Because God has something more in mind. If God had simply wanted the world to be perfect, He could have created it that way. He could have placed Adam and Eve in a Garden of Eden that had no Tree of the Knowledge of Good and Evil, in a situation in which there was no opportunity to sin — but that is not what God wanted. If God’s only concern was feeding the hungry, housing the homeless, comforting mourners, caring for the sick, and preventing the oppression of the powerless, the most efficient and effective way to take care of these things would be for God to do them Himself — but that’s not what God did.

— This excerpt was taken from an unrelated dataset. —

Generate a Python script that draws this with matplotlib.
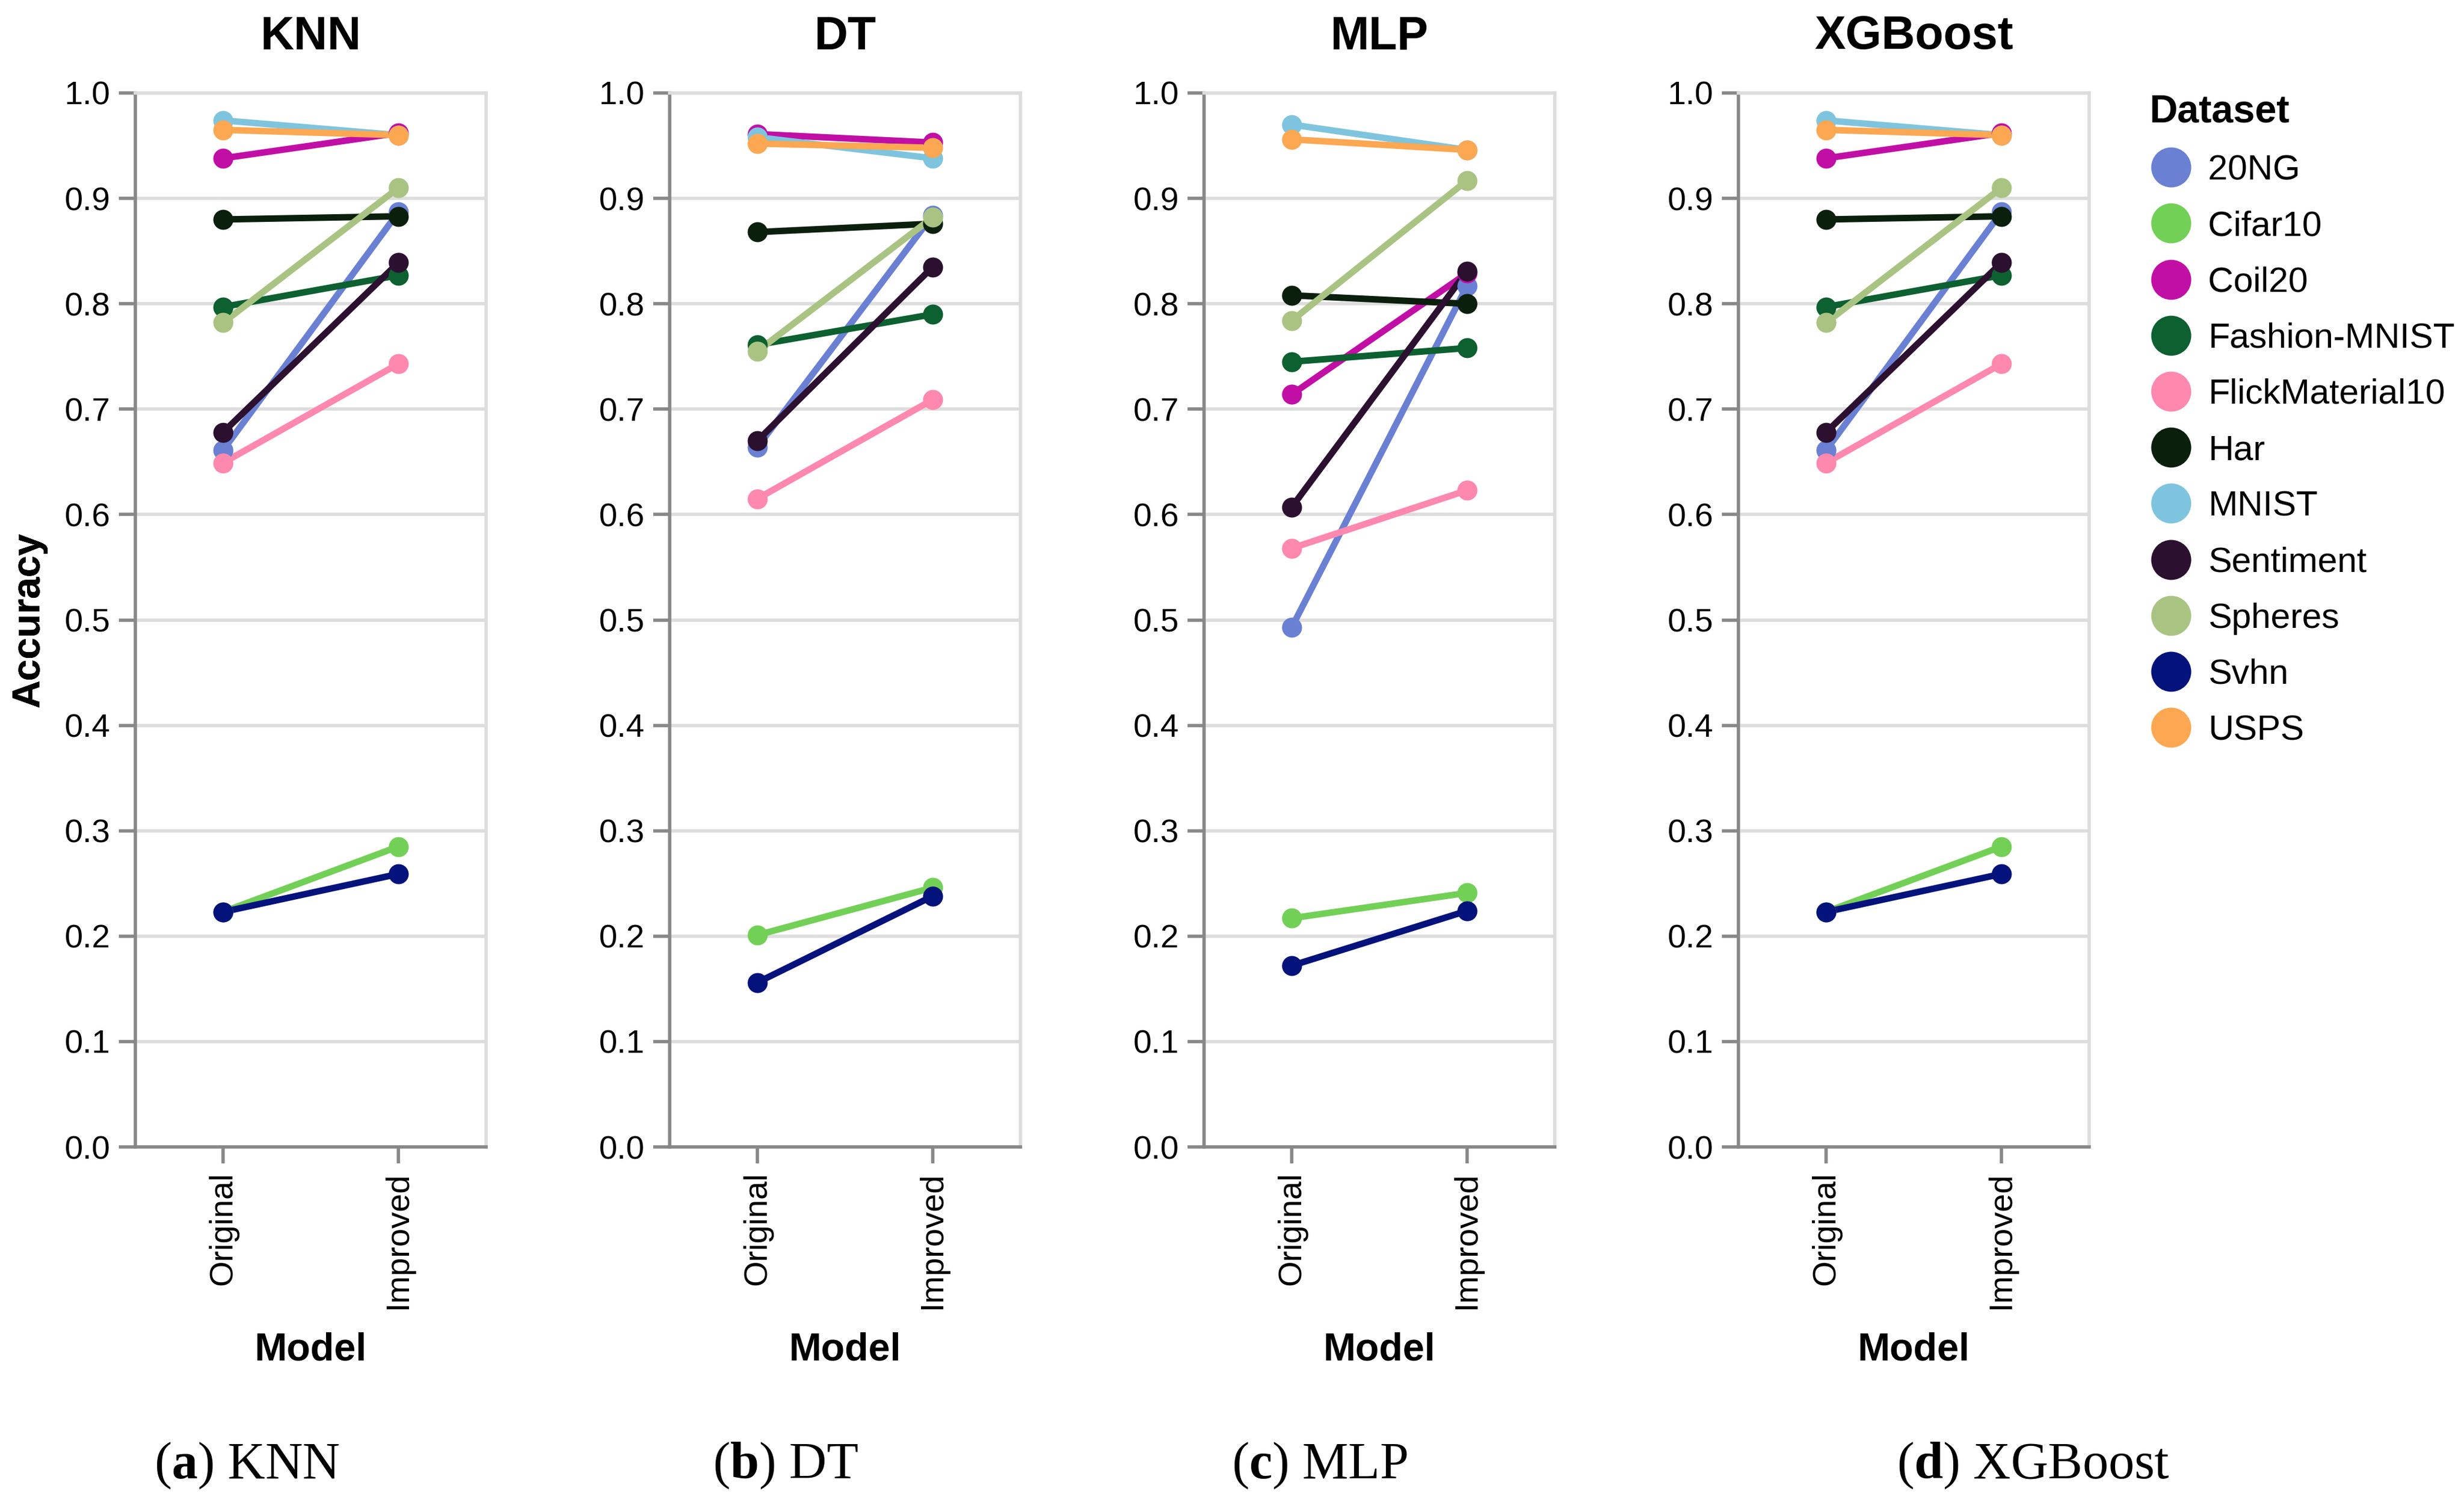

God wants human beings to be His partners. When God decides to tell Abraham about the planned destruction of Sodom and the cities of the plain, God says, “For I have singled him out, that he may instruct his children and his posterity to keep the way of the Lord by doing what is just and right….”
If God merely wanted robotic assistants who would carry out the tasks God wanted done, God could have created human beings as He did the angels, without the ability to disobey God’s commandments. But God wanted more. God not only wanted people to do the right thing, He wanted us to freely choose to do what is just and right, kind and compassionate, all the time knowing that we are free to say “No!”
God chooses to limit the exercise of divine power to make room for human freedom, human choice, and human action. The results don’t always make God happy. In the Tanach, we often see God become frustrated or disappointed or angry. He threatens and sends punishments, but God never takes away human beings’ freedom to flout His will.
Is there anything too wondrous for the Lord? No, for God has the power to do anything. However, if we can say such a thing, the fulfillment of God’s hopes and dreams rests in human hands.